Non-target species overlooked
A key issue raised by the letter is that the MSC does not pay enough attention to the protection of species that are not being specifically targeted by fisheries.
“The cumulative impacts of fisheries on all species caught, including non-target or bycatch species, must be assessed,” said Dr. Cat Dorey, a fisheries specialist at non-profit organisation Heavens Beneath. “If fisheries interfere with the recovery of endangered species, they should not qualify for sustainable certification, regardless of whether that species is the target for the fishery. We think most consumers would agree.”
Too often, the MSC assessment and audit process ignores the impact of a fishery on vulnerable species, accepting “minor” changes to mitigate harm, the critics suggested.
“Lobster and trap fisheries, which overlap with the range of North Atlantic right whales, have been responsible for a number of deaths of these critically endangered animals,” said Kate O’Connell, marine wildlife consultant for the Animal Welfare Institute. “Yet these fisheries remain MSC certified, a clear sign that the standards as currently written are failing.”
The letter calls on the MSC to forego assessment of fisheries involved in the “deliberate” setting of nets on marine mammals; adhere to a “find naturally attached” policy for fisheries that interact with sharks; and deny certification to bottom fisheries within valuable marine ecosystems.
The signatories argue that insufficient standards serve to undermine the MSC’s credibility and mislead consumers, who are willing to pay a premium for sustainable fish.
“None of the issues we’ve raised are new, nor is the MSC unaware of our concerns. What is new is the urgency we feel, given the Council’s stated goal of certifying 20% of global fisheries by 2020,” said Dr.
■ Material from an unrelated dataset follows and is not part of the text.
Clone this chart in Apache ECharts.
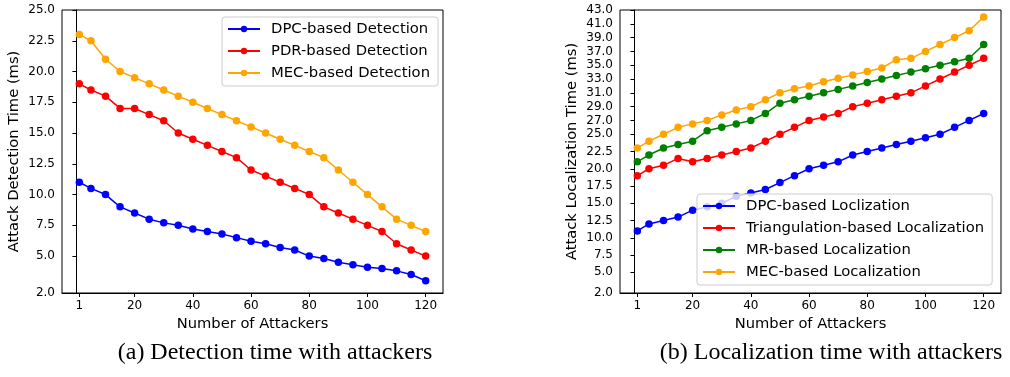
<!DOCTYPE html>
<html>
<head>
<meta charset="utf-8">
<script src="https://cdn.jsdelivr.net/npm/echarts@6/dist/echarts.min.js"></script>
<style>
html,body{margin:0;padding:0;background:#fff;}
#chart{width:1010px;height:377px;}
</style>
</head>
<body>
<div id="chart"></div>
<script>
// ---- data ----
const attackers = [1,5,10,15,20,25,30,35,40,45,50,55,60,65,70,75,80,85,90,95,100,105,110,115,120];
const xTicks = [1,20,40,60,80,100,120];
const yTicksDet = [2,5,7.5,10,12.5,15,17.5,20,22.5,25];
const yTicksLoc = [2,5,7.5,10,12.5,15,17.5,20,22.5,25,27,29,31,33,35,37,39,41,43];

const dpcDetection = [11.0,10.5,10.0,9.0,8.5,8.0,7.7,7.5,7.2,7.0,6.8,6.5,6.2,6.0,5.7,5.5,5.0,4.8,4.5,4.3,4.1,4.0,3.8,3.5,3.0];
const pdrDetection = [19,18.5,18,17,17,16.5,16,15,14.5,14,13.5,13,12,11.5,11,10.5,10,9,8.5,8,7.5,7,6,5.5,5];
const mecDetection = [23,22.5,21,20,19.5,19,18.5,18,17.5,17,16.5,16,15.5,15,14.5,14,13.5,13,12,11,10,9,8,7.5,7];

const dpcLocalization = [11,12,12.5,13,14,14.5,15,16,16.5,17,18,19,20,20.5,21,22,22.5,23,23.5,24,24.5,25,26,27,28];
const triLocalization = [19,20,20.5,21.5,21,21.5,22,22.5,23,24,25,26,27,27.5,28,29,29.5,30,30.5,31,32,33,34,35,36];
const mrLocalization = [21,22,23,23.5,24,25.5,26,26.5,27,28,29.5,30,30.5,31,31.5,32,32.5,33,33.5,34,34.5,35,35.5,36,38];
const mecLocalization = [23,24,25,26,26.5,27,27.8,28.5,29,30,31,31.6,32,32.6,33.1,33.6,34.1,34.6,35.8,36,37,38,39,40,42];

const namesDet = ['DPC-based Detection','PDR-based Detection','MEC-based Detection'];
const namesLoc = ['DPC-based Loclization','Triangulation-based Localization','MR-based Localization','MEC-based Localization'];

// ---- chart ----
const FONT = 'DejaVu Sans';
const pairs = arr => arr.map((v,i)=>[attackers[i], v]);

function xAxis(gi){
  return {
    gridIndex: gi, type:'value', min:-4.95, max:125.95,
    name:'Number of Attackers', nameLocation:'middle', nameGap:23,
    nameTextStyle:{fontFamily:FONT,fontSize:14.7,color:'#000'},
    axisLine:{show:true,lineStyle:{color:'#000',width:1}},
    axisTick:{show:true,inside:false,length:4,lineStyle:{color:'#000'},customValues:xTicks},
    axisLabel:{fontFamily:FONT,fontSize:12,color:'#000',margin:7,customValues:xTicks,formatter:v=>String(v)},
    splitLine:{show:false}
  };
}
function yAxis(gi,max,ticks,name){
  return {
    gridIndex: gi, type:'value', min:2, max:max,
    name:name, nameLocation:'middle', nameGap:40, nameRotate:90,
    nameTextStyle:{fontFamily:FONT,fontSize:14.7,color:'#000'},
    axisLine:{show:true,lineStyle:{color:'#000',width:1}},
    axisTick:{show:true,inside:false,length:4,lineStyle:{color:'#000'},customValues:ticks},
    axisLabel:{fontFamily:FONT,fontSize:12,color:'#000',margin:7,customValues:ticks,formatter:v=>Number(v).toFixed(1)},
    splitLine:{show:false}
  };
}
function line(name,data,color,xi){
  return {
    name:name, type:'line', xAxisIndex:xi, yAxisIndex:xi, data:pairs(data),
    symbol:'circle', symbolSize:7.5, showSymbol:true,
    lineStyle:{color:color,width:1.5}, itemStyle:{color:color},
    emphasis:{disabled:true}, animation:false
  };
}
const legendCommon = {
  orient:'vertical', itemWidth:32, itemHeight:8, itemGap:6,
  backgroundColor:'rgba(255,255,255,0.8)', borderColor:'#cccccc', borderWidth:1, borderRadius:3,
  textStyle:{fontFamily:FONT,fontSize:14.8,color:'#000',lineHeight:16,padding:[0,0,0,6]},
  selectedMode:false
};

const chart = echarts.init(document.getElementById('chart'), null, {renderer:'canvas'});
chart.setOption({
  animation:false,
  backgroundColor:'#fff',
  grid:[
    {left:62,top:10,width:381,height:283,show:true,borderColor:'#000',borderWidth:1,backgroundColor:'transparent'},
    {left:620,top:10,width:381,height:283,show:true,borderColor:'#000',borderWidth:1,backgroundColor:'transparent'}
  ],
  xAxis:[xAxis(0),xAxis(1)],
  yAxis:[yAxis(0,25,yTicksDet,'Attack Detection Time (ms)'), yAxis(1,43,yTicksLoc,'Attack Localization Time (ms)')],
  legend:[
    Object.assign({}, legendCommon, {left:222,top:17,padding:[4,8,5,5],data:namesDet}),
    Object.assign({}, legendCommon, {left:697,top:194,padding:[4,8,5,5],data:namesLoc})
  ],
  series:[
    line(namesDet[0],dpcDetection,'#0000ff',0),
    line(namesDet[1],pdrDetection,'#ff0000',0),
    line(namesDet[2],mecDetection,'#ffa500',0),
    line(namesLoc[0],dpcLocalization,'#0000ff',1),
    line(namesLoc[1],triLocalization,'#ff0000',1),
    line(namesLoc[2],mrLocalization,'#008000',1),
    line(namesLoc[3],mecLocalization,'#ffa500',1)
  ],
  graphic:[
    {type:'text',x:275,y:353,style:{text:'(a) Detection time with attackers',font:'24px "Liberation Serif", "Times New Roman", serif',fill:'#000',align:'center',verticalAlign:'middle'}},
    {type:'text',x:831,y:353,style:{text:'(b) Localization time with attackers',font:'24px "Liberation Serif", "Times New Roman", serif',fill:'#000',align:'center',verticalAlign:'middle'}}
  ]
});
</script>
</body>
</html>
Iris Ziegler of Sharkproject. “Without swift changes to its standards and processes, the MSC runs the risk of being identified as contributing to the problem of unsustainable fishing and misleading consumers, rather than being a solution and a truly sustainable choice.”
Other signatories include Greenpeace, the Fair Fish International Association, the Shark Research Institute and the Living Oceans Society.
MSC by the numbers
The MSC programme has 296 certifed fisheries, 17 suspended fisheries and 67 fisheries in assessment as of 31 December 2016.
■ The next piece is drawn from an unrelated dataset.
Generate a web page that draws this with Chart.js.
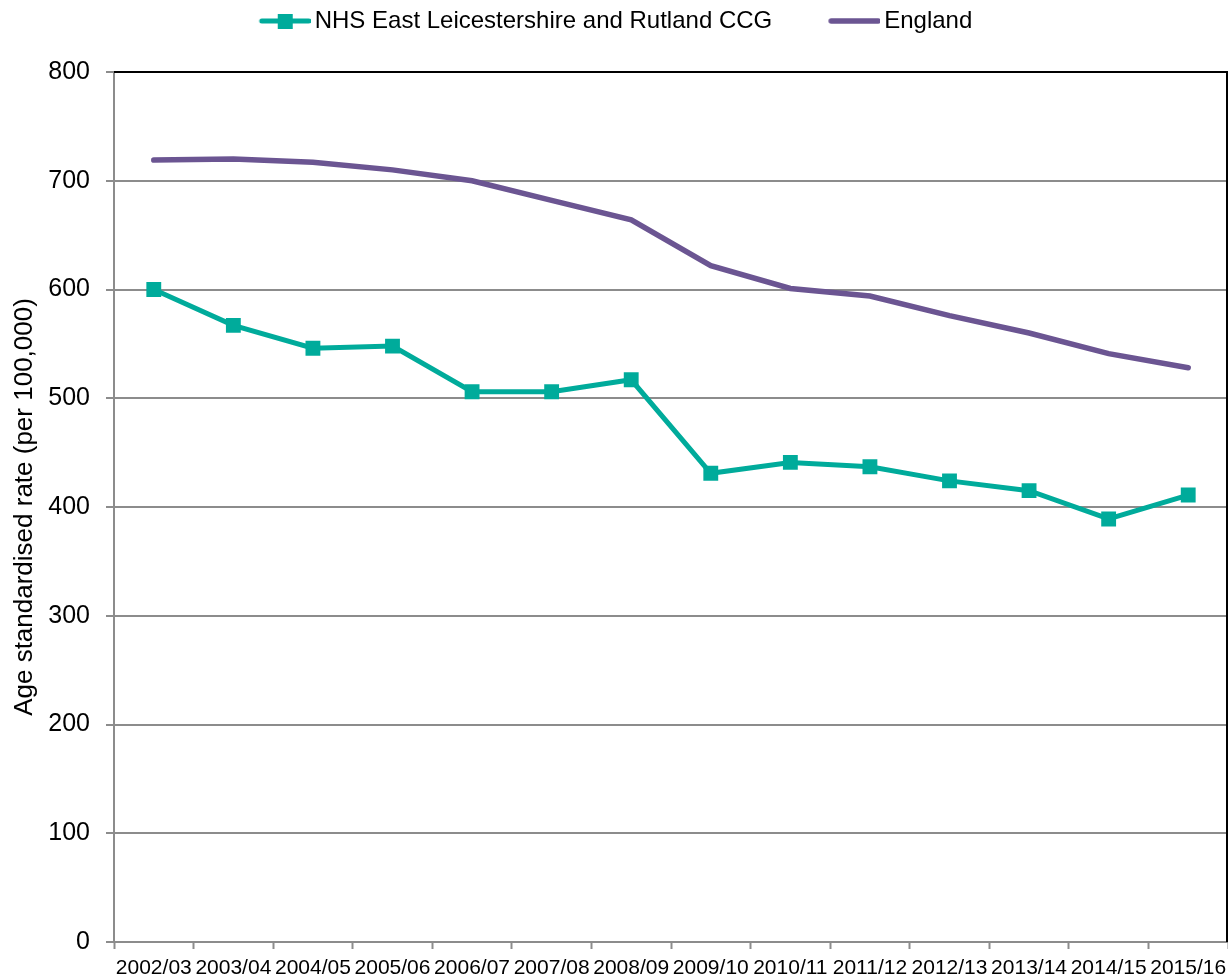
<!DOCTYPE html>
<html>
<head>
<meta charset="utf-8">
<script src="https://cdn.jsdelivr.net/npm/chart.js"></script>
<style>
  html, body { margin: 0; padding: 0; background: #fff; overflow: hidden; }
  canvas { display: block; }
</style>
</head>
<body>
<canvas id="rateChart" width="1228" height="978"></canvas>
<script>
const years = ['2002/03', '2003/04', '2004/05', '2005/06', '2006/07', '2007/08', '2008/09',
    '2009/10', '2010/11', '2011/12', '2012/13', '2013/14', '2014/15', '2015/16'];
const ccgRates = [600, 567, 546, 548, 506, 506, 517, 431, 441, 437, 424, 415, 389, 411];
const englandRates = [719, 720, 717, 710, 700, 682, 664, 622, 601, 594, 576, 560, 541, 528];
const yTicks = [0, 100, 200, 300, 400, 500, 600, 700, 800];

const teal = '#00ab9b';
const purple = '#6b5592';
const gridGrey = '#8c8c8c';
const font = 'Liberation Sans, Arial';

const legendPad = 53;      // gap between the two legend entries
const legendHeight = 72;   // space reserved above the plot
const legendTextY = 21;    // where the legend text should sit

// legend swatch: a 55px line (plus square marker for the CCG series)
function swatch(color, width, marker) {
    const c = document.createElement('canvas');
    c.width = 63; c.height = 18;
    const g = c.getContext('2d');
    g.strokeStyle = color;
    g.lineWidth = width;
    g.lineCap = 'round';
    g.beginPath(); g.moveTo(14, 9); g.lineTo(61, 9); g.stroke();
    if (marker) { g.fillStyle = color; g.fillRect(30, 2, 15, 15); }
    return c;
}

// squeeze the legend box and lift it so the text lands near the top edge
const legendPlacement = {
    id: 'legendPlacement',
    beforeInit(chart) {
        const fit = chart.legend.fit;
        chart.legend.fit = function () {
            fit.call(this);
            this.height = legendHeight;
        };
    },
    afterLayout(chart) {
        const lg = chart.legend;
        lg.top += legendTextY - (lg.top + legendPad + 12);
        // plot area runs to the right edge of the canvas
        chart.chartArea.right = chart.width;
        chart.scales.x.right = chart.width;
        chart.scales.x.width = chart.width - chart.scales.x.left;
        chart.scales.x._length = chart.scales.x.width;
        chart.scales.x.configure();
    }
};

// black frame on the top and right of the plot area
const plotFrame = {
    id: 'plotFrame',
    beforeDatasetsDraw(chart) {
        const { ctx, chartArea: a } = chart;
        ctx.save();
        ctx.strokeStyle = '#000';
        ctx.lineWidth = 2;
        ctx.beginPath();
        ctx.moveTo(a.left, a.top);
        ctx.lineTo(a.right - 1, a.top);
        ctx.lineTo(a.right - 1, a.bottom);
        ctx.stroke();
        ctx.restore();
    }
};

new Chart(document.getElementById('rateChart'), {
    type: 'line',
    data: {
        labels: years,
        datasets: [{
            label: 'NHS East Leicestershire and Rutland CCG',
            data: ccgRates,
            borderColor: teal,
            backgroundColor: teal,
            borderWidth: 5,
            pointStyle: 'rect',
            pointRadius: 10.5,
            pointHoverRadius: 10.5,
            pointBackgroundColor: teal,
            pointBorderWidth: 0,
            tension: 0,
            order: 1
        }, {
            label: 'England',
            data: englandRates,
            borderColor: purple,
            backgroundColor: purple,
            borderWidth: 5.5,
            borderCapStyle: 'round',
            pointRadius: 0,
            tension: 0,
            order: 2
        }]
    },
    options: {
        responsive: false,
        animation: false,
        layout: { padding: 0 },
        plugins: {
            tooltip: { enabled: false },
            legend: {
                position: 'top',
                labels: {
                    usePointStyle: true,
                    pointStyleWidth: 47,
                    color: '#000',
                    padding: legendPad,
                    font: { family: font, size: 24 },
                    generateLabels: chart => chart.data.datasets.map((ds, i) => ({
                        text: ds.label,
                        pointStyle: swatch(ds.borderColor, i === 0 ? 5 : 5.5, i === 0),
                        fillStyle: ds.borderColor,
                        strokeStyle: ds.borderColor,
                        lineWidth: 0,
                        fontColor: '#000',
                        datasetIndex: i
                    }))
                }
            }
        },
        scales: {
            x: {
                offset: true,
                grid: {
                    offset: true,
                    drawOnChartArea: false,
                    tickColor: gridGrey,
                    tickWidth: 2,
                    tickLength: 7
                },
                border: { color: gridGrey, width: 2 },
                ticks: {
                    color: '#000',
                    maxRotation: 0,
                    autoSkip: false,
                    padding: 7,
                    font: { family: font, size: 21 }
                },
                afterFit: scale => { scale.height = 36; }
            },
            y: {
                min: 0,
                max: 800,
                afterBuildTicks: scale => { scale.ticks = yTicks.map(v => ({ value: v })); },
                grid: {
                    color: gridGrey,
                    lineWidth: 2,
                    tickColor: gridGrey,
                    tickLength: 8
                },
                border: { color: gridGrey, width: 2 },
                ticks: {
                    color: '#000',
                    padding: 16,
                    font: { family: font, size: 25 }
                },
                title: {
                    display: true,
                    text: 'Age standardised rate (per 100,000)',
                    color: '#000',
                    padding: { top: 9, bottom: 0 },
                    font: { family: font, size: 26 }
                },
                afterFit: scale => { scale.width = 114; }
            }
        }
    },
    plugins: [legendPlacement, plotFrame]
});
</script>
</body>
</html>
"Hundreds of fisheries are not yet ready for assessment and are engaged in pre-assessment activities," the MSC said in its 2017 Global Impact report.
MSC ‘strengthening model’
The MSC insisted that it is already taking action, with new initiatives to “strengthen” the organisation’s assurance model and initiate a process for review of its fisheries standard.
A spokesperson for the certification body explained that the MSC’s board held its twice-yearly meeting last week, when plans to review its fish standards were agreed.
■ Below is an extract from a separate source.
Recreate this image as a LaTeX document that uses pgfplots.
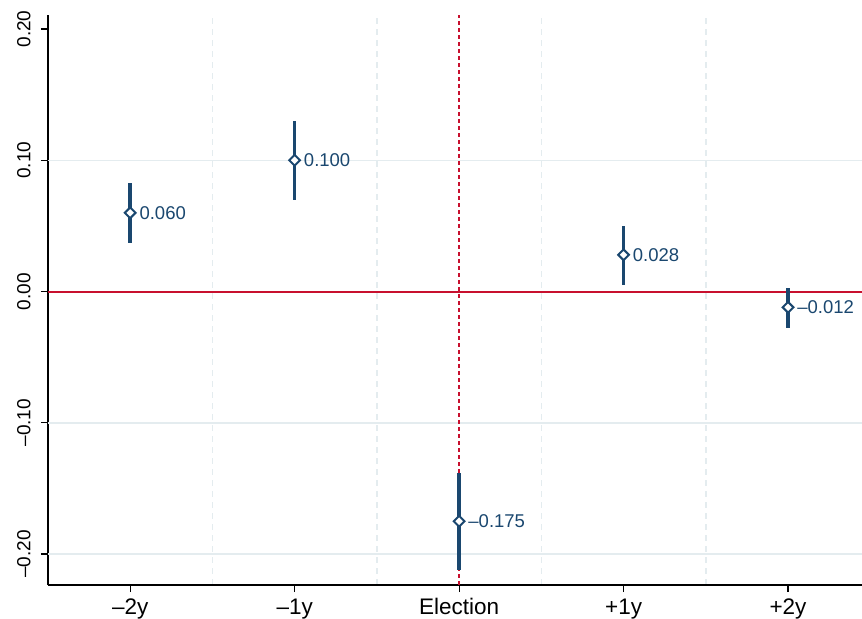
\documentclass[border=0pt]{standalone}
\usepackage{fontspec}
\setmainfont{Liberation Sans}
\usepackage{pgfplots}
\usepackage{pgfplotstable}
\pgfplotsset{compat=1.18}
\definecolor{navy}{HTML}{1A476F}
\definecolor{redline}{HTML}{C8102E}
\definecolor{gridc}{HTML}{E4ECEF}
\pgfplotstableread{
x y ep em lab
0 0.060 0.023 0.023 {0.060}
1 0.100 0.030 0.030 {0.100}
2 -0.175 0.037 0.037 {–0.175}
3 0.028 0.022 0.023 {0.028}
4 -0.012 0.015 0.016 {–0.012}
}\coefs
\begin{document}
\begin{tikzpicture}
\path[use as bounding box] (-48bp,-34bp) rectangle (814bp,585bp);
\begin{axis}[at={(0,0)}, anchor=south west, scale only axis,
  width=814bp, height=570bp,
  xmin=-0.5, xmax=4.45, ymin=-0.2236, ymax=0.2107,
  axis x line*=bottom, axis y line*=left,
  axis line style={line width=1.2bp, black, -},
  xtick={0,1,2,3,4}, xticklabels={–2y,–1y,Election,+1y,+2y},
  ytick={-0.2,-0.1,0,0.1,0.2}, yticklabels={–0.20,–0.10,0.00,0.10,0.20},
  extra y ticks={-0.2,-0.1,0.1}, extra y tick labels={},
  extra y tick style={ymajorgrids=true, major tick length=0pt},
  tick align=outside, major tick length=7bp,
  tick style={black, line width=1.2bp},
  minor xtick={0.5,1.5,2.5,3.5}, minor tick length=0pt,
  xminorgrids=true,
  minor x grid style={gridc, dash pattern=on 6bp off 5bp, line width=1.5bp},
  major grid style={gridc, line width=1.5bp},
  xticklabel shift=3bp, yticklabel shift=7bp,
  xticklabel style={font=\fontsize{22.5bp}{26bp}\selectfont, text=black},
  yticklabel style={font=\fontsize{19bp}{22bp}\selectfont, rotate=90, anchor=south, text=black},
  clip=false,
]
\addplot[redline, line width=2bp, forget plot] coordinates {(-0.5,0) (4.45,0)};
\addplot[redline, line width=1.8bp, dash pattern=on 4bp off 3bp, forget plot] coordinates {(2,-0.2236) (2,0.2107)};
\addplot[navy, only marks, mark=square*, mark size=3.8bp,
  mark options={fill=white, draw=navy, line width=2bp, solid, rotate=45},
  point meta=explicit symbolic,
  nodes near coords,
  nodes near coords style={anchor=west, xshift=5bp, font=\fontsize{18.5bp}{22bp}\selectfont, text=navy},
  error bars/.cd, y dir=both, y explicit, error mark=none,
  error bar style={line width=3.5bp, navy, solid}]
  table[x=x, y=y, y error plus=ep, y error minus=em, meta=lab] {\coefs};
\end{axis}
\end{tikzpicture}
\end{document}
“This review takes place every five years under the best practice guidelines from the UN FAO and ISEAL Alliance,” the spokesperson noted. “As you can imagine, with five years of advances in fisheries science, not to mention the issues involved, there’s a lot in here… I think it shows the direction MSC is already taking, using the broad stakeholder engagement model that has catalysed change in fisheries around the world for the past two decades.”
Announcing the review this week, the MSC insisted it is a “listening organisation” that “works hard” to meet “evolving expectations of sustainability” while also maintaining a programme that is “practical, accessible and science-based”.
The MCS said it is committed to examining “real or perceived” issues in its assurance system.
In order to achieve this, the MSC will launch a roundtable dialogue in the first half of 2018 to review the assurance system. “The initiative aims to improve understanding of the measures certification bodies currently have in place to ensure impartiality and robust fishery assessments, find where improvements can be made, and explore alternative assurance models,” the group said.
The MSC has also commissioned an analysis of progress being made by fisheries on conditions of certification, requiring the implementation of time bound improvements. The analysis will be carried out by Accreditation Services International.
Additionally, the group is bulking up its peer review process, with the establishment of a Peer Review College in 2017.
Part of the fisheries review will also focus on impact assessments for endangered species. “The MSC recognizes the importance of providing robust protection for these species, and the need to address the cumulative impacts of a fishery on them,” the MSC said.
Changing certification standards
The MSC also detailed a number of “key changes” it will make to its certification requirements.
Specifically, the sustainability body said it is extending existing provisions to address forced labour in the seafood supply chain. Currently, fishing and supply chain companies and their subcontractors that have been successfully prosecuted for forced labour violations in the past two years are not eligible to participate in the MSC program. The MSC proposes to extend this provision to require that high risk supply chain companies pass an audit against the forced and child labour provisions.
In August this year, the MSC also plans to tighten its regulation of fishing practices. Currently, vessels are allowed to catch fish from the same stock using both certified and uncertified fishing gear or catch methods on a single trip. Under new requirements, certified seafood will only enter MSC certified supply chains if it comes from fishing trips on which all activities on the target stock are certified.
Another change to come into force in August will see the MSC release a “streamlined” assessment process. “This new process aims to frontload stakeholder input into a fisheries assessment, increase the amount of meaningful input periods for stakeholders, and help to focus the third-party assessment team at site visits on the right questions, leading to more robust assessment reports.”